Bridges in Missouri and Kansas are falling apart. How much will they get to fix them?
Missouri and Kansas are set to receive $96.9 million and $45 million respectively in federal funding over the next year to help fix thousands of bridges that have fallen into disrepair, the White House announced Friday.
The money is the first tranche of hundreds of millions in federal aid for bridge repairs over the next five years — Missouri is set to receive $484 million and Kansas is set to receive $225 million — part of a larger $1.2 trillion infrastructure measure signed into law by Biden in November and backed by a bipartisan coalition of Republican and Democratic lawmakers.
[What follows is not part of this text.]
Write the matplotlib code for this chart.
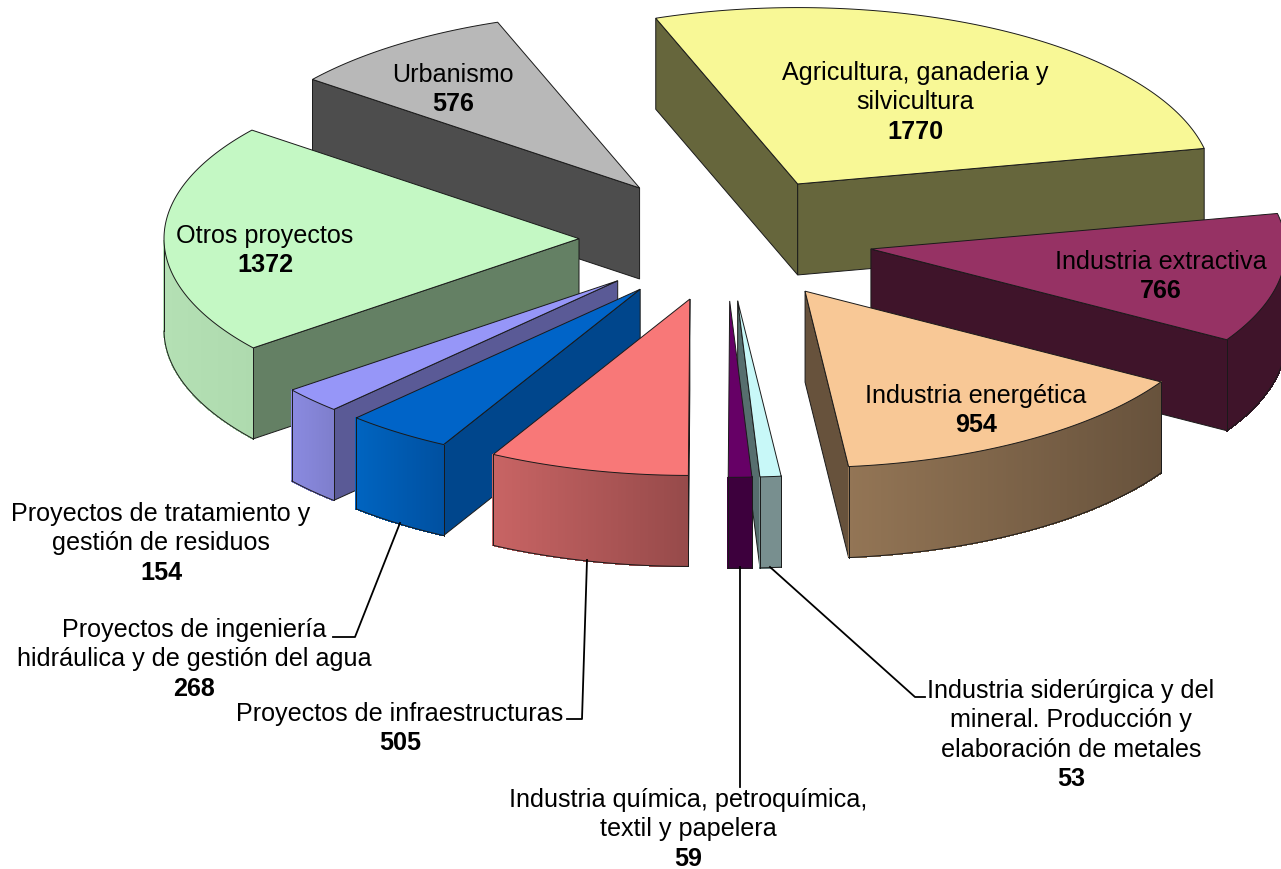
import numpy as np
import matplotlib
matplotlib.use("Agg")
import matplotlib.pyplot as plt
from matplotlib.patches import Polygon
from matplotlib.colors import to_rgb

plt.rcParams['font.family'] = ['Liberation Sans', 'DejaVu Sans']

# --- data (clockwise from the top) ---
names = ["Agricultura, ganaderia y\nsilvicultura", "Industria extractiva", "Industria energética",
         "Industria siderúrgica y del\nmineral. Producción y\nelaboración de metales",
         "Industria química, petroquímica,\ntextil y papelera", "Proyectos de infraestructuras",
         "Proyectos de ingeniería\nhidráulica y de gestión del agua",
         "Proyectos de tratamiento y\ngestión de residuos", "Otros proyectos", "Urbanismo"]
values = [1770, 766, 954, 53, 59, 505, 268, 154, 1372, 576]

# --- styles ---
top_colors = ["#F8F896", "#963264", "#F8C896", "#C8F8F8", "#660066", "#F87878", "#0064C8", "#9696F8", "#C4F8C4", "#B8B8B8"]
face_colors = ["#66663C", "#3F142A", "#67523C", "#566E6E", "#3D003D", "#964A4A", "#00468C", "#5A5A96", "#648064", "#4D4D4D"]
rim_left = ["#66663C", "#3F142A", "#937555", "#788F8F", "#3D003D", "#C86464", "#0064C0", "#8A8AE0", "#B4E0B4", "#4D4D4D"]
rim_right = ["#66663C", "#3F142A", "#67523C", "#788F8F", "#3D003D", "#964A4A", "#0050A0", "#7E7ECC", "#AEDAAE", "#4D4D4D"]
draw_order = [9, 0, 8, 1, 2, 7, 6, 5, 3, 4]
label_x = [915, 1161, 976, 1071, 688, 400, 194, 161, 265, 453]
label_y = [73, 262, 396, 691, 800, 714, 630, 514, 236, 75]
leaders = {3: [(770, 567), (915, 697), (925, 697)], 4: [(740, 567), (740, 787)],
           5: [(587, 560), (582, 719), (567, 719)], 6: [(400, 523), (355, 637), (333, 637)]}

CX, CY = 726, 238.5
R, K, DEPTH, EXPLODE = 415, 0.425, 91, 147
START = 110.0
LINE_PITCH = 29.4
FS = 18.1
EDGE = "#1a1a1a"

fig = plt.figure(figsize=(12.81, 8.69), dpi=100)
ax = fig.add_axes([0, 0, 1, 1])
ax.set_xlim(0, 1281)
ax.set_ylim(869, 0)
ax.axis("off")

sweeps = np.array(values) / sum(values) * 360
starts = START - np.concatenate([[0], np.cumsum(sweeps)[:-1]])


def pt(ox, oy, deg):
    a = np.radians(deg)
    return ox + R * np.cos(a), oy - R * K * np.sin(a)


def draw_slice(i, z):
    s, e = starts[i], starts[i] - sweeps[i]
    mid = np.radians((s + e) / 2)
    ox, oy = CX + EXPLODE * np.cos(mid), CY - EXPLODE * K * np.sin(mid)
    angs = np.linspace(s, e, 120)
    xs, ys = pt(ox, oy, angs)
    # cut faces facing the viewer
    for ang, normal in ((s, s + 90), (e, e - 90)):
        if np.sin(np.radians(normal)) < -1e-6:
            x, y = pt(ox, oy, ang)
            ax.add_patch(Polygon([(ox, oy), (x, y), (x, y + DEPTH), (ox, oy + DEPTH)], closed=True,
                                 fc=face_colors[i], ec=EDGE, lw=0.7, zorder=z))
    # outer rim, lit with a left-to-right gradient
    front = np.sin(np.radians(angs)) < 0
    if front.sum() > 1:
        fx, fy = xs[front], ys[front]
        lo, hi = fx.min(), fx.max()
        cl, cr = np.array(to_rgb(rim_left[i])), np.array(to_rgb(rim_right[i]))
        for j in range(len(fx) - 1):
            t = (0.5 * (fx[j] + fx[j + 1]) - lo) / max(hi - lo, 1)
            c = tuple(cl + (cr - cl) * t)
            ax.add_patch(Polygon([(fx[j], fy[j]), (fx[j + 1], fy[j + 1]),
                                  (fx[j + 1], fy[j + 1] + DEPTH), (fx[j], fy[j] + DEPTH)],
                                 closed=True, fc=c, ec=c, lw=0.6, antialiased=False, zorder=z))
        ax.plot(fx, fy + DEPTH, color=EDGE, lw=0.7, zorder=z)
        for x0, y0 in ((fx[0], fy[0]), (fx[-1], fy[-1])):
            ax.plot([x0, x0], [y0, y0 + DEPTH], color=EDGE, lw=0.7, zorder=z)
    # top
    ax.add_patch(Polygon(np.column_stack([np.r_[ox, xs], np.r_[oy, ys]]), closed=True,
                         fc=top_colors[i], ec=EDGE, lw=0.7, zorder=z))


for z, i in enumerate(draw_order):
    draw_slice(i, z + 1)

for pts in leaders.values():
    px, py = zip(*pts)
    ax.plot(px, py, color="black", lw=1.3, zorder=20)

for i, name in enumerate(names):
    lines = name.split("\n")
    for j, line in enumerate(lines):
        ax.text(label_x[i], label_y[i] + j * LINE_PITCH, line, ha="center", va="center",
                fontsize=FS, color="black", zorder=30)
    ax.text(label_x[i], label_y[i] + len(lines) * LINE_PITCH, str(values[i]), ha="center", va="center",
            fontsize=FS, fontweight="bold", color="black", zorder=30)

fig.savefig("out.png", dpi=100, facecolor="white")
“Communities are impacted, businesses are impacted when bridges fall into poor condition, and lives are impacted from these delays and detours becoming a real cost,” a senior Biden administration official told reporters. “And now we have the resources that we can share with our states to address those costs by investing in our communities and their bridges.”
The official said that the money is the largest effort to fix bridges since the Interstate Highway System was built in 1956.
The funding is designed primarily to fix bridges rather than build new ones, White House officials say, though it can be used to make bridges more accessible to bicyclists or pedestrians. The funding can also be directed to locally owned bridges, with the federal government picking up all of the cost.
Missouri’s 2,190 bridges in poor condition are the fifth most out of every state in the country, according to the 2020 National Bridge Inventory. Kansas has 1,321 bridges in poor condition, the 13th most.
“This is not just a today, or next week, or next year investment,” said a senior administration official. “It’s really five years of funding that we know will be invested over many years.”
The president and members of Congress have hailed the infrastructure investment as a badly needed source of funding to rebuild the country’s dilapidated physical infrastructure, after previous presidents and lawmakers had tried — and failed — for years to pass similar legislation.
In addition to bridges, the law is intended to rebuild roads, upgrade the electrical grid, expand broadband internet access and replace old water pipes, among other initiatives. Kansas Rep. Sharice Davids, who could face a competitive reelection in 2022, has held several events talking about how the money will directly affect people in Kansas’ third congressional district.
“Six of the top 10 most traveled structurally deficient bridges in Kansas are in the Third District,” Davids said. “With this new funding from the bipartisan infrastructure law, we can begin to clear the backlog of repairs and ensure that all our bridges are safe and sound for years to come.”
Davids, Missouri Rep. Emanuel Cleaver and Missouri Sen. Roy Blunt are the only members in the Kansas and Missouri Congressional delegation who voted to approve the bill.
In a press release on Friday, Cleaver said the money will help spur bridge projects that have been stalled in the Kansas City area.
“Not only will this increase the safety of Missourians who traffic over these bridges every day, but it will also create plenty of good-paying jobs and stimulate economic growth in communities throughout the Show Me State,” Cleaver said.
The infrastructure law is one of Biden’s signature legislative accomplishments since taking office. But its one of a few bills Democrats have been able to push through Congress, where they have a narrow majority.
A broad social spending and climate change bill, known as Build Back Better, remains stalled amid opposition from all Republican lawmakers and Democratic Sen. Joe Manchin of West Virginia, whose vote the president needs to advance the bill out of the Senate.